Les produits toxiques aurait été remis par Patrice Talon à un
intermédiaire, Moudjaidou Soumanou, qui les aurait fait parvenir d’Europe à Mama
Cisse par un vol du 19 octobre, ce dernier les confiant enfin à Madame Kora, qui
devait les administrer au Chef de l’Etat le samedi 20 octobre 2012. Ces trois
personnes ont reconnu devant le juge d’instruction béninois avoir participé à la
tentative d’assassinat et sont actuellement détenues au Bénin.
Malgré des moyens considérables déployés et des complicités
importantes dans l’entourage proche du Chef de l’Etat, la tentative d’assassinat
est fort heureusement déjouée au dernier moment.
Les aveux
spontanés recueillis par les enquêteurs, réitérés devant le juge d’instruction,
non contestés et non remis en cause depuis, ont conduit à l’inculpation de deux
autres individus de nationalité béninoise, dont M. Patrice Talon. Les autorités
béninoises ont, le 22 octobre 2012, délivré un mandat d’arrêt international à
son encontre pour association de malfaiteurs et de tentative d’assassinat et le
5 novembre 2012 les autorités françaises étaient rendues destinataires d’une
commission rogatoire et d’un mandat d’arrêt international. Le 6 décembre 2012,
la police française mettait fin à la cavale de Patrice Talon en l’interpellant.

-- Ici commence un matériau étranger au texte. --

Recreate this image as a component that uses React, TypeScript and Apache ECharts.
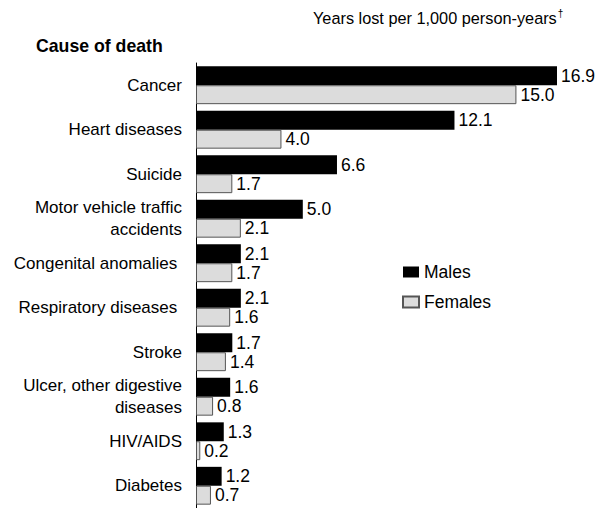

Il était ensuite placé sous contrôle judiciaire. Le 7 décembre 2012, les
autorités béninoises adressaient au Gouvernement français une demande
d’extradition.
Aujourd’hui, où en sommes nous
?
Tandis que la demande d’extradition est actuellement instruite
par les autorités françaises, Patrice Talon tente de masquer toutes ses
malversations financières par une diversion bien grossière, mais orchestrée avec
vigueur : celle d’une supposée vengeance du Président Boni Yayi, qui lui aurait
demandé de corrompre des hommes politiques pour modifier la constitution, lui
permettant ainsi d’enchainer sur un troisième mandat.
Pourtant,
dès son discours d’investiture de second mandat, le Président Boni Yayi s’est
engagé publiquement à ne pas modifier la constitution pour solliciter un
troisième mandat, un engagement réaffirmé maintes et maintes fois depuis :
citons notamment la dernière rencontre avec le Pape Benoit XVI en novembre 2012,
lors de ses vœux en début d’année 2013 et puis tout récemment lors de sa
conférence de presse du 7 février à Paris, au lendemain de son déjeuner de
travail avec François Hollande au sujet de la crise malienne.
En
outre, le Président Boni Yayi a demandé à ce que l’Assemblée adopte sur son
initiative une disposition visant à exclure du champ du référendum cette
question du mandat présidentiel, chose acquise depuis la loi du 18 janvier 2012.
Concrètement, seule une majorité qualifiée des 4/5ème des députés rendrait
désormais une telle modification constitutionnelle éventuellement possible.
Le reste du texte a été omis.